III - O LÚDICO EM TOMÁS

“Não está totalmente errado o tipógrafo quando troca ‘cósmico’ por ‘cômico”’

Chesterton [25]

III.1. A base ético-antropológica do ludus

Voltemo-nos agora para o alcance e o significado do lúdico em Tomás [26] . Como dizíamos, se há uma marca característica da cultura medieval é precisamente o fato de que toda a cultura, na época, era pensada em termos religiosos: a religião como o "tema transversal", por excelência e radicalmente [27] .

Quando no século XII, ocorre a redescoberta de Aristóteles (ou do “Aristóteles arabizado”) no Ocidente a cristandade medieval é confrontada, pela primeira vez, com uma completa visão-de-mundo elaborada à margem do cristianismo. A divisão que este fato produz entre os eruditos é fácil de prever: surgem, por assim dizer, dois partidos: o daqueles que se aferram ao enfoque tradicional, "espiritualista" e, por outro lado, o daqueles que se fascinam com a investigação natural - à margem da Bíblia - propiciada pelo referencial aristotélico. Tomás - junto com Alberto Magno - está no meio, sofrendo incompreensões por parte dos dois bandos, enfrentando o desafio de harmonizar a teologia bíblica com a plena aceitação da realidade natural, a partir de Aristóteles... [28]

O tratamento dado ao brincar, é bastante representativo dessa postura de Tomás: por um lado, ele segue a antropologia da Ética a Nicômaco nos dois breves estudos que tematicamente ele dedicou ao tema: os artigos 2 a 4 da questão 168 da II-II da Suma Teológica e o Comentário à Ética de Aristóteles IV, 16. Seu ponto de vista em ambos é antropológico e ético: o papel do lúdico na vida humana, a necessidade de brincar, as virtudes e os vícios no brincar. Por outro lado, em outras obras (e de modo não sistemático) guiado pela Bíblia, aprofunda de modo inesperado e radical no papel do lúdico na constituição do ser.

O ludus de que Tomás trata na Suma e na Ética é sobretudo - o brincar do adulto (embora se aplique também ao brincar das crianças). É uma virtude moral que leva a ter graça, bom humor, jovialidade e leveza no falar e no agir, para tornar o convívio humano descontraído, acolhedor, divertido e agradável (ainda que possam se incluir nesse conceito de brincar também as brincadeiras propriamente ditas). Ao falarmos do lúdico, note-se que nos escritos de Tomás ludus e iocus são praticamente sinônimas [29] .

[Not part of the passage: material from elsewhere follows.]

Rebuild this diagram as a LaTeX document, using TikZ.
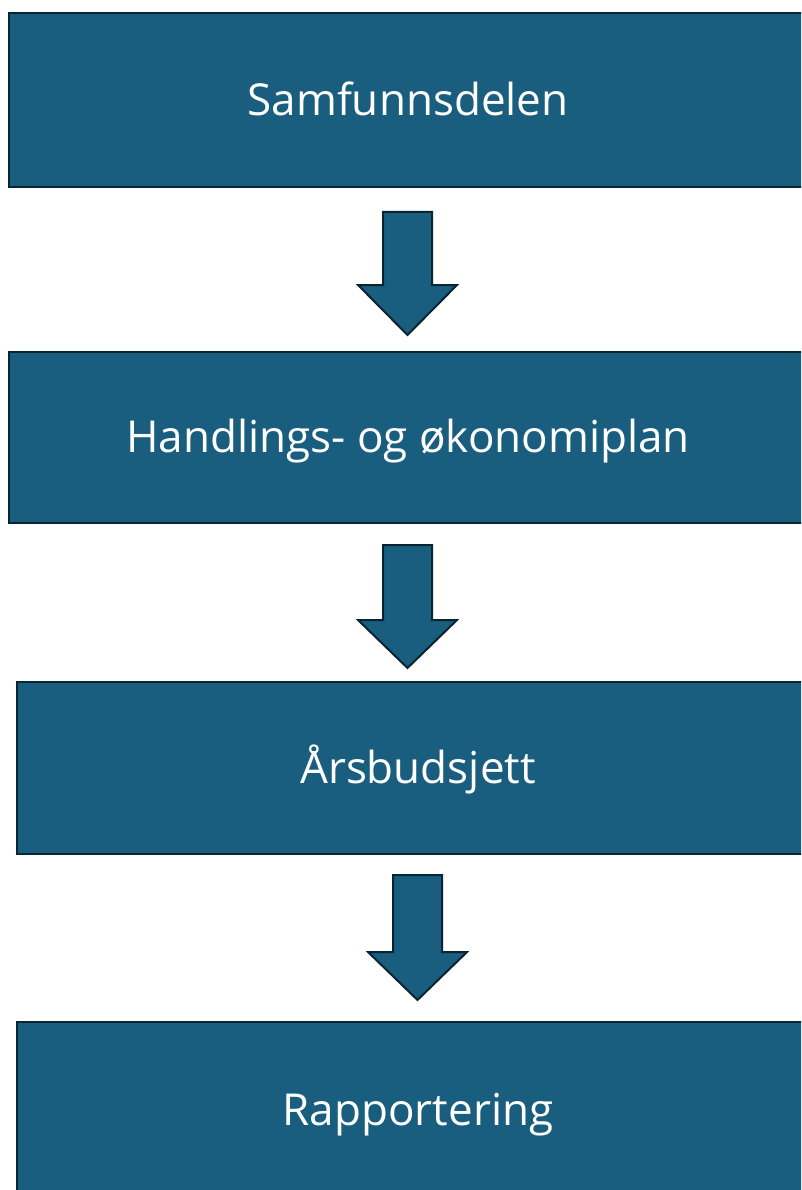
\documentclass[tikz,border=0pt]{standalone}
\usepackage{fontspec}
\setmainfont{Open Sans}
\definecolor{boxfill}{RGB}{25,94,126}
\definecolor{boxline}{RGB}{10,36,50}
\tikzset{
  stage/.style={fill=boxfill, draw=boxline, line width=2.6pt},
  label/.style={text=white, font=\fontsize{44}{52}\selectfont, anchor=base, inner sep=0pt},
  blockarr/.style={fill=boxfill, draw=boxline, line width=2pt, line join=miter}
}
\begin{document}
\begin{tikzpicture}[x=1pt,y=-1pt]
\clip (0,0) rectangle (801,1190);
\fill[white] (0,0) rectangle (801,1190);
% boxes
\draw[stage] (9,13) rectangle (812,187);
\coordinate (b1) at (408,100);
\draw[stage] (9,352) rectangle (812,523);
\coordinate (b2) at (408,437);
\draw[stage] (17,682) rectangle (822,854);
\coordinate (b3) at (418,768);
\draw[stage] (17,1022) rectangle (822,1210);
\coordinate (b4) at (418,1110);
% labels
\node[label] (t1) at ([yshift=-15.5pt]b1) {Samfunnsdelen};
\node[label] (t2) at ([yshift=-15.5pt]b2) {Handlings- og økonomiplan};
\node[label] (t3) at ([yshift=-15.5pt]b3) {Årsbudsjett};
\node[label] (t4) at ([yshift=-15.5pt]b4) {Rapportering};
% block arrows: centre x, top, head base, tip
\foreach \cx/\top/\hb/\tip in {407.5/212/285/335, 407.5/545/620/668, 417.5/875/952/1000}{
  \draw[blockarr] (\cx-24.5,\top) -- (\cx+24.5,\top) -- (\cx+24.5,\hb) -- (\cx+49.5,\hb)
     -- (\cx,\tip) -- (\cx-49.5,\hb) -- (\cx-24.5,\hb) -- cycle;
}
\end{tikzpicture}
\end{document}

O papel que o lúdico adquire na ética de Tomás decorre de sua própria concepção de moral: a moral é o ser do homem [30] , doutrina sobre o que o homem é e está chamado a ser. A moral é um processo de auto-realização do homem [31] ; um processo levado a cabo livre e responsavelmente e que incide sobre o nível mais fundamental, o do ser-homem:

"Quando porém se trata da moral, a ação humana é vista como afetando não a um aspecto particular mas à totalidade do ser do homem... ela diz respeito ao que se é enquanto homem" (I-II, 21, 2 ad 2).

A moral, assim entendida, pressupõe conhecimento sobre a natureza humana (e, em última instância, a Deus, como seu autor). A forma imperativa dos mandamentos ("Farás x...", "Não farás y..."), na verdade, expressa enunciados sobre a natureza humana: "O homem é um ser tal que sua realização requer x e é incompatível com y". E numa sentença só à primeira vista surpreendente: "As virtudes nos aperfeiçoam para que possamos seguir devidamente nossas inclinações naturais" (II-II, 108,2).